If one wants to eat a fruit on Shabbos and discovers that it is partly rotten, is it permitted to cut away the bad part and eat the rest?
Apparently this would fall under the category of borer, selecting the bad from the good, which is a no-no.
A shocker is in the Rabbeinu Chananel [Shabbos 74a] who writes that when the good, edible food is connected to the inedible, the melacha would be dosh [threshing] and not borer. Borer, explains Rabbeinu Chananel, is a mixture, not one unit. According to this, there would be no heter of cutting away the food from the rotten part [אוכל מתוך פסולת] right before eating, which is a special dispensation given in cases of borer [but see Birkas Avraham Shabbos 74a] but not other melachos.
However the Biur Halacha [שי"ט ד"ה מן העלין] seems to rule that one would be permitted to cut away the rotten part, as this is considered part of the normal eating process [such as removing a peel which is permitted]. So rules the Minchas Yitzchak [ה' ל"ח] and the Shmiras Shabbos Ki-hichasa [פ"ג הערה נו].
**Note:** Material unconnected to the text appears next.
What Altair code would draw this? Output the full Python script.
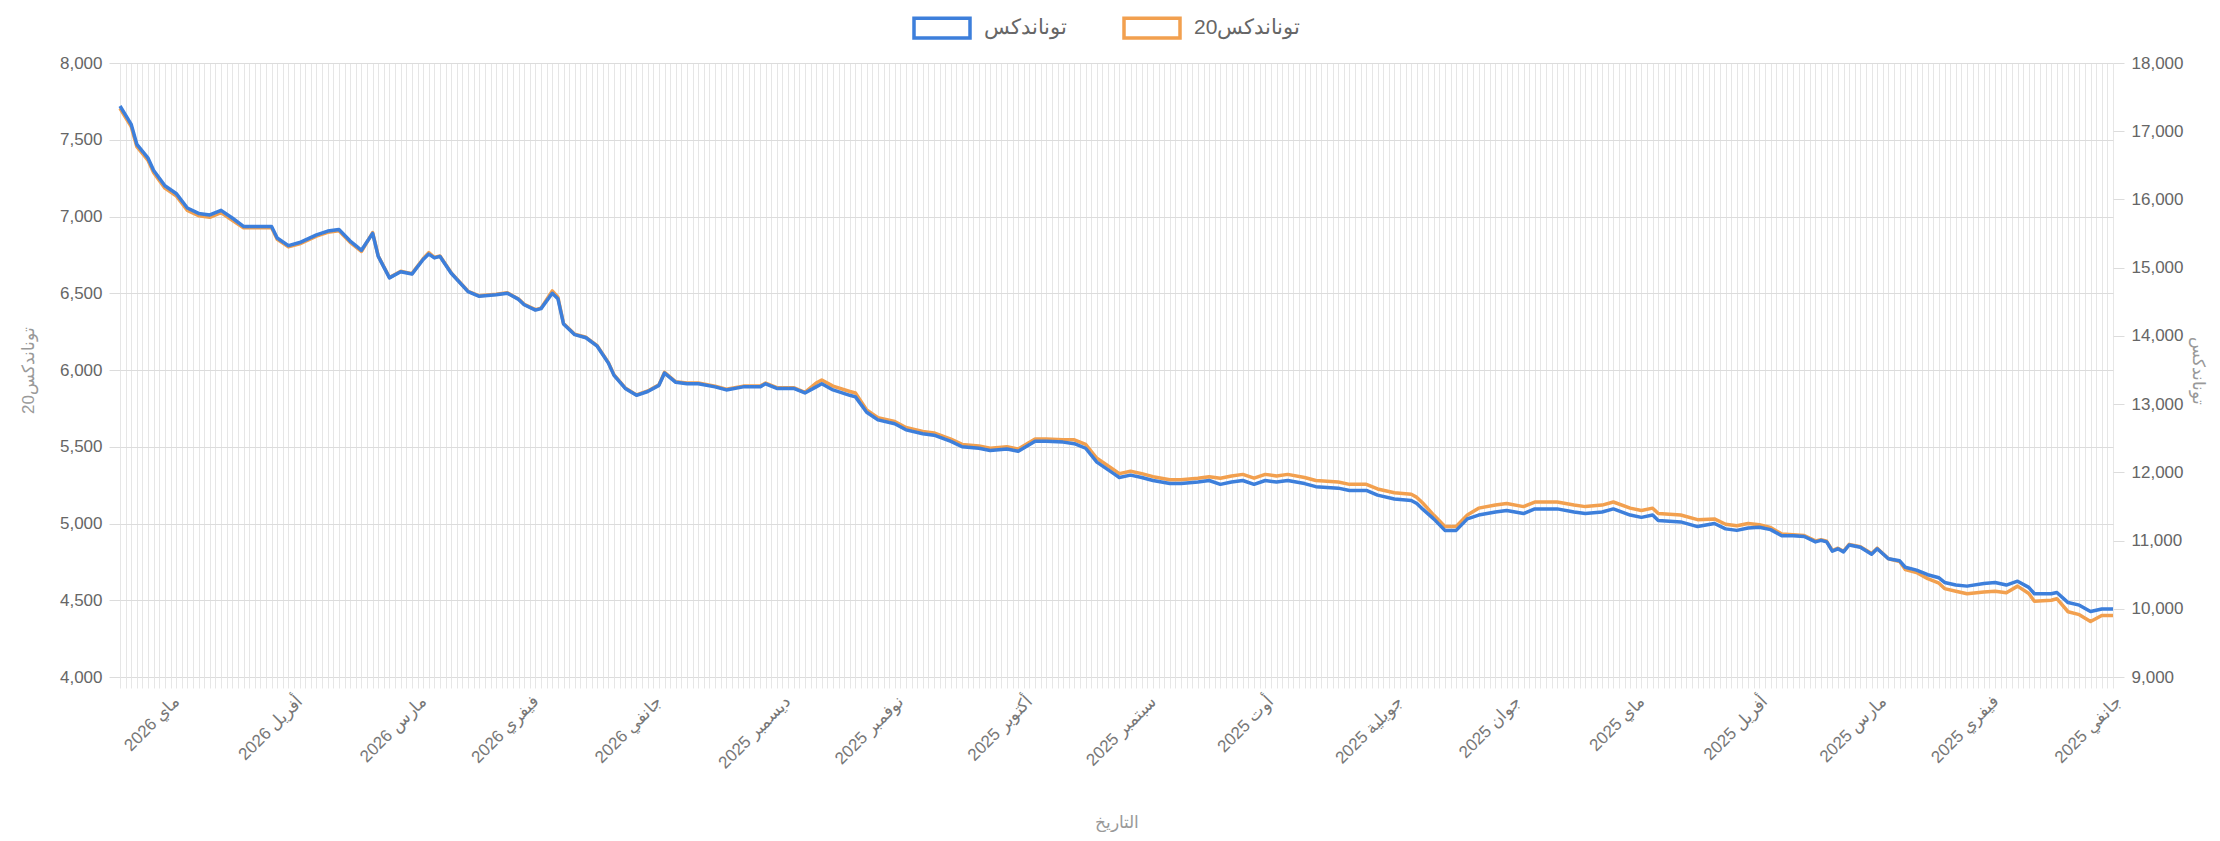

However Rabbi Yisrael Harfenes [נשמת שבת בורר סי' ק"י] begs to differ and feels that it WOULD be borer and is dissimilar to removing a peel whose development is part of the natural growth process of the fruit.
Bottom line: There is room to be lenient to cut away the rotten part of the fruit. It is better, however, to remove part of the edible fruit together with the rotten part and then it would be permitted to eat the rest. [But see נשמת שבת סי' קי"ב that some authorities don't like the idea of removing part of the food with the unwanted part].
Eytza: Eat your fruits before they start rotting.